O segundo álbum das Golden Slumbers, I Love You, Crystal, solta-se da camisa-de-forças do puro folk, abrindo-se ao indie e à dream pop.
As Golden Slumbers são duas irmãs com vozes de anjo, que harmonizam como quem sobe aos céus. Portuguesas de gema, cantam na língua de Lennon e McCartney só porque sim. Perdoamos a afronta. É tão bom que até parece estrangeiro…
Começaram na folk pura e dura, primeiro com o cristalino EP I Found the Key, de 2014, eram ainda adolescentes; depois, apurando a sensibilidade com o álbum de estreia The New Messiah, de 2016, produzido por Benjamim. Um disco quente e orgânico, acústico e frugal, piscando o olho à mítica Laurel Canyon dos anos 60 e 70.
Porém, as manas Falcão não são siamesas; têm também percursos criativos independentes. Margarida, a mais nova, foi a que mais se afastou da estética dos Golden Slumbers, ao emprestar a sua voz à pop electrónica dos Vaarwell, já com dois EPs no papo (Love and Forgiveness, de 2015 e Early Rise, de 2019) e algum sucesso no circuito londrino. Catarina Falcão, através do alter-ego Monday, não se distanciou de uma forma tão radical da matriz folk, mas foi reinventando também a sua linguagem: o seu álbum de estreia, One, de 2018, tem uma agressividade quase roqueira; e o EP Room For Wall, de 2020, namora com o indie e o R&B.
De maneira que quando as Golden Slumbers regressam aos discos, seis anos depois, com o bonito I Love You, Crystal, levam todas estas experiências na mochila. Por isso, não nos espantamos com a evolução. Margarida tem agora uma voz mais madura e desenvolta. Catarina está mais à vontade na guitarra eléctrica, sua fiel companheira enquanto Monday. As meninas de outrora são agora mulheres feitas.

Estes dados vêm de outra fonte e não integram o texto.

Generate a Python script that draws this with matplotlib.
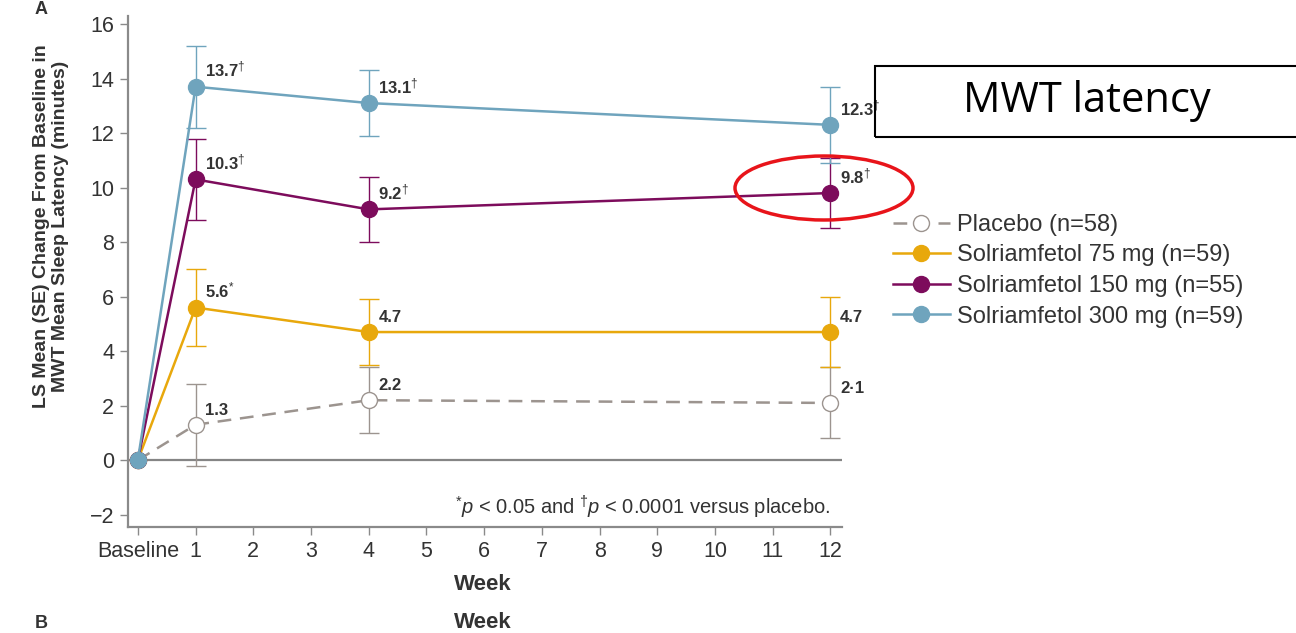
import matplotlib
matplotlib.use("Agg")
import matplotlib.pyplot as plt
from matplotlib.patches import Ellipse, Rectangle

plt.rcParams['font.family'] = ['Liberation Sans', 'DejaVu Sans']
plt.rcParams['mathtext.fontset'] = 'custom'
plt.rcParams['mathtext.rm'] = 'Liberation Sans'
plt.rcParams['mathtext.it'] = 'Liberation Sans:italic'
plt.rcParams['mathtext.bf'] = 'Liberation Sans:bold'

# Weeks of assessment (0 = baseline)
weeks = [0, 1, 4, 12]
xtick_labels = ["Baseline", "1", "2", "3", "4", "5", "6", "7", "8", "9", "10", "11", "12"]

series_names = ["Placebo (n=58)", "Solriamfetol 75 mg (n=59)",
                "Solriamfetol 150 mg (n=55)", "Solriamfetol 300 mg (n=59)"]
placebo = [0, 1.3, 2.2, 2.1]
sol75 = [0, 5.6, 4.7, 4.7]
sol150 = [0, 10.3, 9.2, 9.8]
sol300 = [0, 13.7, 13.1, 12.3]

placebo_se = [0, 1.5, 1.2, 1.3]
sol75_se = [0, 1.4, 1.2, 1.3]
sol150_se = [0, 1.5, 1.2, 1.3]
sol300_se = [0, 1.5, 1.2, 1.4]

placebo_lbl = ["", "1.3", "2.2", "2·1"]
sol75_lbl = ["", "5.6$^{*}$", "4.7", "4.7"]
sol150_lbl = ["", "10.3$^{\\dagger}$", "9.2$^{\\dagger}$", "9.8$^{\\dagger}$"]
sol300_lbl = ["", "13.7$^{\\dagger}$", "13.1$^{\\dagger}$", "12.3$^{\\dagger}$"]

c_plc = "#9c948f"
c_75 = "#e8a80c"
c_150 = "#7d0c5c"
c_300 = "#6fa4bd"
txt = "#333333"
spine_c = "#8a8a8a"

fig = plt.figure(figsize=(12.96, 6.33), dpi=100)
ax = fig.add_axes([0.0988, 0.1675, 0.5509, 0.8075])

ax.axhline(0, color="#858585", lw=1.6, zorder=1)

series = [
    (placebo, placebo_se, placebo_lbl, c_plc, "--", "white"),
    (sol75, sol75_se, sol75_lbl, c_75, "-", c_75),
    (sol150, sol150_se, sol150_lbl, c_150, "-", c_150),
    (sol300, sol300_se, sol300_lbl, c_300, "-", c_300),
]
handles = []
for (vals, se, lbls, col, ls, mfc), name in zip(series, series_names):
    ax.errorbar(weeks[1:], vals[1:], yerr=se[1:], fmt="none", ecolor=col,
                elinewidth=1.0, capsize=7, capthick=1.0, zorder=2)
    (h,) = ax.plot(weeks, vals, ls=ls, color=col, lw=1.8, marker="o",
                   markersize=11.5, markerfacecolor=mfc, markeredgecolor=col,
                   markeredgewidth=1.0,
                   dashes=(5.5, 3.5) if ls == "--" else (None, None),
                   zorder=3, label=name)
    handles.append(h)
    for x, y, s in zip(weeks, vals, lbls):
        if s:
            ax.annotate(s, (x, y), xytext=(7, 5), textcoords="offset points",
                        fontsize=12, fontweight="bold", color=txt,
                        ha="left", va="bottom", zorder=5)

ax.set_xlim(-0.17, 12.2)
ax.set_ylim(-2.45, 16.3)
ax.set_xticks(range(13))
ax.set_xticklabels(xtick_labels)
ax.set_yticks(range(-2, 17, 2))
ax.set_yticklabels(["\u22122"] + [str(v) for v in range(0, 17, 2)])
ax.tick_params(axis="both", direction="out", length=6, width=1.0, color=spine_c,
               labelsize=15.5, labelcolor=txt, pad=4)
for side in ("top", "right"):
    ax.spines[side].set_visible(False)
for side in ("left", "bottom"):
    ax.spines[side].set_color(spine_c)
    ax.spines[side].set_linewidth(1.6)

fig.text(51 / 1296, 1 - 226 / 633,
         "LS Mean (SE) Change From Baseline in\nMWT Mean Sleep Latency (minutes)",
         rotation=90, fontsize=14, fontweight="bold", color=txt,
         ha="center", va="center", multialignment="center", linespacing=1.15)
fig.text(483 / 1296, 1 - 585 / 633, "Week", fontsize=16, fontweight="bold",
         color=txt, ha="center", va="center")
fig.text(483 / 1296, 1 - 622 / 633, "Week", fontsize=16, fontweight="bold",
         color=txt, ha="center", va="center")

ax.text(12.0, -1.75, r"$^{*}\mathit{p}$ < 0.05 and $^{\dagger}\mathit{p}$ < 0.0001 versus placebo.",
        fontsize=14.5, color=txt, ha="right", va="center")

# Panel letters at the figure edges
fig.text(0.027, 0.999, "A", fontsize=13, fontweight="bold", color=txt, ha="left", va="top")
fig.text(0.027, 0.001, "B", fontsize=13, fontweight="bold", color=txt, ha="left", va="bottom")

leg = fig.legend(handles=handles, loc="upper left",
                 bbox_to_anchor=(893 / 1296, 1 - 214 / 633),
                 frameon=False, fontsize=17, handlelength=2.4, handletextpad=0.3,
                 labelspacing=0.36, borderaxespad=0, borderpad=0)
for t in leg.get_texts():
    t.set_color(txt)

# Title box and highlight ellipse
fig.patches.append(Rectangle((875 / 1296, 1 - 137 / 633), 430 / 1296, 71 / 633,
                             transform=fig.transFigure, fill=False, ec="black",
                             lw=1.5, figure=fig, clip_on=False))
fig.text(1087 / 1296, 1 - 101 / 633, "MWT latency", fontsize=30, family="Open Sans",
         color="black", ha="center", va="center")
fig.patches.append(Ellipse((824 / 1296, 1 - 188 / 633), 178 / 1296, 64 / 633,
                           transform=fig.transFigure, fill=False, ec="#e8141a",
                           lw=2.5, figure=fig))

fig.savefig("out.png", dpi=100)
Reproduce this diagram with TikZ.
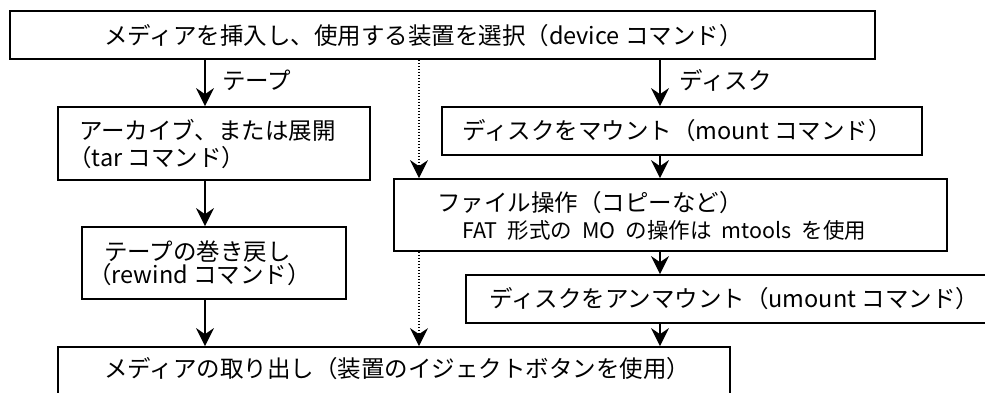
\documentclass[tikz,border=0pt]{standalone}
\usepackage{fontspec}
\setmainfont{Noto Sans CJK JP}
\usetikzlibrary{arrows.meta}
\tikzset{
  box/.style={draw=black, line width=1.8pt, fill=none, inner sep=0pt},
  txt/.style={anchor=base west, inner sep=0pt, font=\fontsize{23.5pt}{28pt}\selectfont},
  smalltxt/.style={anchor=base west, inner sep=0pt, font=\fontsize{21.5pt}{24pt}\selectfont},
  arr/.style={line width=1.6pt, -{Stealth[length=18pt,width=18pt,inset=6pt]}},
  dotarr/.style={line width=1.2pt, dash pattern=on 1.2pt off 1.8pt, -{Stealth[length=18pt,width=18pt,inset=6pt]}}
}
\newcommand{\wsp}{\hspace{10pt}}
\begin{document}
\begin{tikzpicture}[x=1pt,y=-1pt]
\clip (0,0) rectangle (985,392);
\fill[white] (0,0) rectangle (985,392);
% boxes
\node[box, minimum width=865pt, minimum height=48pt] (top) at (442.5,35) {};
\node[box, minimum width=312pt, minimum height=73pt] (archive) at (214,143.5) {};
\node[box, minimum width=480pt, minimum height=48pt] (mount) at (682,131) {};
\node[box, minimum width=553pt, minimum height=72pt] (fileop) at (670.5,215) {};
\node[box, minimum width=264pt, minimum height=72pt] (rewind) at (214,263) {};
\node[box, minimum width=544pt, minimum height=48pt] (umount) at (738,299) {};
\node[box, minimum width=672pt, minimum height=51pt] (eject) at (394,372.5) {};
% texts
\node[txt] (ttop) at (104,44) {メディアを挿入し、使用する装置を選択（device コマンド）};
\node[txt] (ltape) at (222,89) {テープ};
\node[txt] (ldisk) at (679,89) {ディスク};
\node[txt] (ta1) at (79,139) {アーカイブ、または展開};
\node[txt] (ta2) at (68,166) {（tar コマンド）};
\node[txt] (tm) at (462,139) {ディスクをマウント（mount コマンド）};
\node[txt] (tf1) at (437,211) {ファイル操作（コピーなど）};
\node[smalltxt] (tf2) at (462,238) {FAT\wsp 形式の\wsp MO\wsp の操作は\wsp mtools\wsp を使用};
\node[txt] (tr1) at (104,260) {テープの巻き戻し};
\node[txt] (tr2) at (88,283) {（rewind コマンド）};
\node[txt] (tu) at (489,307) {ディスクをアンマウント（umount コマンド）};
\node[txt] (te) at (104,377) {メディアの取り出し（装置のイジェクトボタンを使用）};
% column coordinates
\coordinate (cx1) at (205,0);
\coordinate (cx2) at (419,0);
\coordinate (cx3) at (660,0);
% connectors
\draw[arr] (top.south -| cx1) -- (archive.north -| cx1);
\draw[arr] (archive.south -| cx1) -- (rewind.north -| cx1);
\draw[arr] (rewind.south -| cx1) -- (eject.north -| cx1);
\draw[dotarr] (top.south -| cx2) -- (fileop.north -| cx2);
\draw[dotarr] (fileop.south -| cx2) -- (eject.north -| cx2);
\draw[arr] (top.south -| cx3) -- (mount.north -| cx3);
\draw[arr] (mount.south -| cx3) -- (fileop.north -| cx3);
\draw[arr] (fileop.south -| cx3) -- (umount.north -| cx3);
\draw[arr] (umount.south -| cx3) -- (eject.north -| cx3);
\end{tikzpicture}
\end{document}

Mas não foi fácil chegar ao produto final. Experimentaram quatro produtores, sempre insatisfeitas com o caminho encetado. Até que se lembraram do óbvio, repescando o mago Miguel Nicolau (mentor dos Memória de Peixe e produtor no último disco do JP Simões enquanto Bloom), que já havia co-produzido Room For Wall, de Monday, com excelentes resultados.
No centro continuam as canções, e as doces harmonias, mas a maior maturidade do conjunto é evidente. A sensibilidade orgânica não desaparece, acolhendo bem os intrusos de plasticina, dos sintetizadores ao reverb que tudo ensopa de sonho e letargia (uma herança feliz da dream pop). O afastamento em relação ao purismo folk revela-se também num flirt feliz com o indie rock, especialmente nos elegantes arpejos de guitarra à Smiths e REM.
A beleza quase ofuscante das vozes é cortada por uma tensão subterrânea – um feedback de guitarra ali, uma dissonância nas teclas acolá. É fácil identificarmo-nos com essa ambiguidade, pois ela define o nosso tempo: por debaixo do verniz de conforto, esconde-se um medo vago de um apocalipse que há-de vir. Mas não se assustem: é a beleza que impera. A beleza de duas vozes límpidas e celestiais entrelaçando-se no jardim do Éden, indiferentes ao olhar vítreo da sempre rondante serpente. Estamos em crer que é esse o maior contributo de Miguel Nicolau para o cozinhado: conseguir captar em fita o milagre destas duas vozes. Como a água puríssima a jorrar da nascente.